Report all lines holding "matplotlib".
+ + + + +
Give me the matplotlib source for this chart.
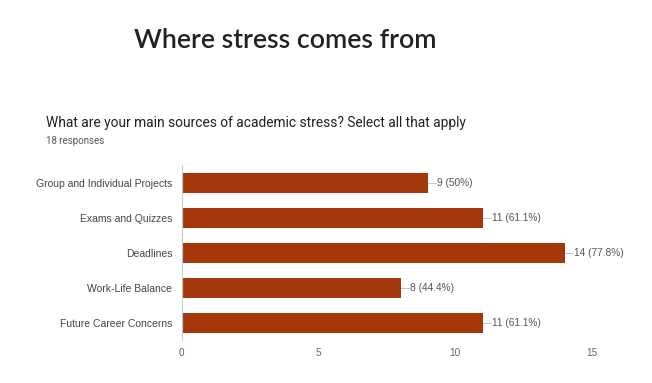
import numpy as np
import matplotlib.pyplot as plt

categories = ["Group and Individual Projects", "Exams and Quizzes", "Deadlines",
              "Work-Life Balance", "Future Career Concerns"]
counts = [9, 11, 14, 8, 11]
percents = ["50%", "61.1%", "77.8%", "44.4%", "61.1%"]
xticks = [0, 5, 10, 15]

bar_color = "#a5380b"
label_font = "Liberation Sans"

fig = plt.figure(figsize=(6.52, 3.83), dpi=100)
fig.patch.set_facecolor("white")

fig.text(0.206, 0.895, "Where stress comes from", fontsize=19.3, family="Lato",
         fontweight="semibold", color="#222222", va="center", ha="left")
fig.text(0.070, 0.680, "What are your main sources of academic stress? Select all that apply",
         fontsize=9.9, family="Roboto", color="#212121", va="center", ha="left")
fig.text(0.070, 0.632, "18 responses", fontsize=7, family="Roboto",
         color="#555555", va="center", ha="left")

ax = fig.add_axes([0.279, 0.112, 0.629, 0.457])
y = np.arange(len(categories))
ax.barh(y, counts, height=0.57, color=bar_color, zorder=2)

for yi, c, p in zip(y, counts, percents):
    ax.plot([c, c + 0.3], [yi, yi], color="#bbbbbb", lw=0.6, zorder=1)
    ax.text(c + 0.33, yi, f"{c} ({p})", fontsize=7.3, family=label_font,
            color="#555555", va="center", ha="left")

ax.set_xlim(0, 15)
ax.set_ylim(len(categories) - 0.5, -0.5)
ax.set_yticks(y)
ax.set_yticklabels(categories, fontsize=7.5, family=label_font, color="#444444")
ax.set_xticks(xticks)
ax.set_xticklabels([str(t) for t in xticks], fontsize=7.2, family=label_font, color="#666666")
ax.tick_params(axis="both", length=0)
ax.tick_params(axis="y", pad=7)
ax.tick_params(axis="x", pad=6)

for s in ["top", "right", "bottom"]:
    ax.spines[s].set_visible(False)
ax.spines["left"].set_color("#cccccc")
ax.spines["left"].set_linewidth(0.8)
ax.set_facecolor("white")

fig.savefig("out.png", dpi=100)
+ + + + +
## Full answer
Give me the matplotlib source for this chart.
import matplotlib.pyplot as plt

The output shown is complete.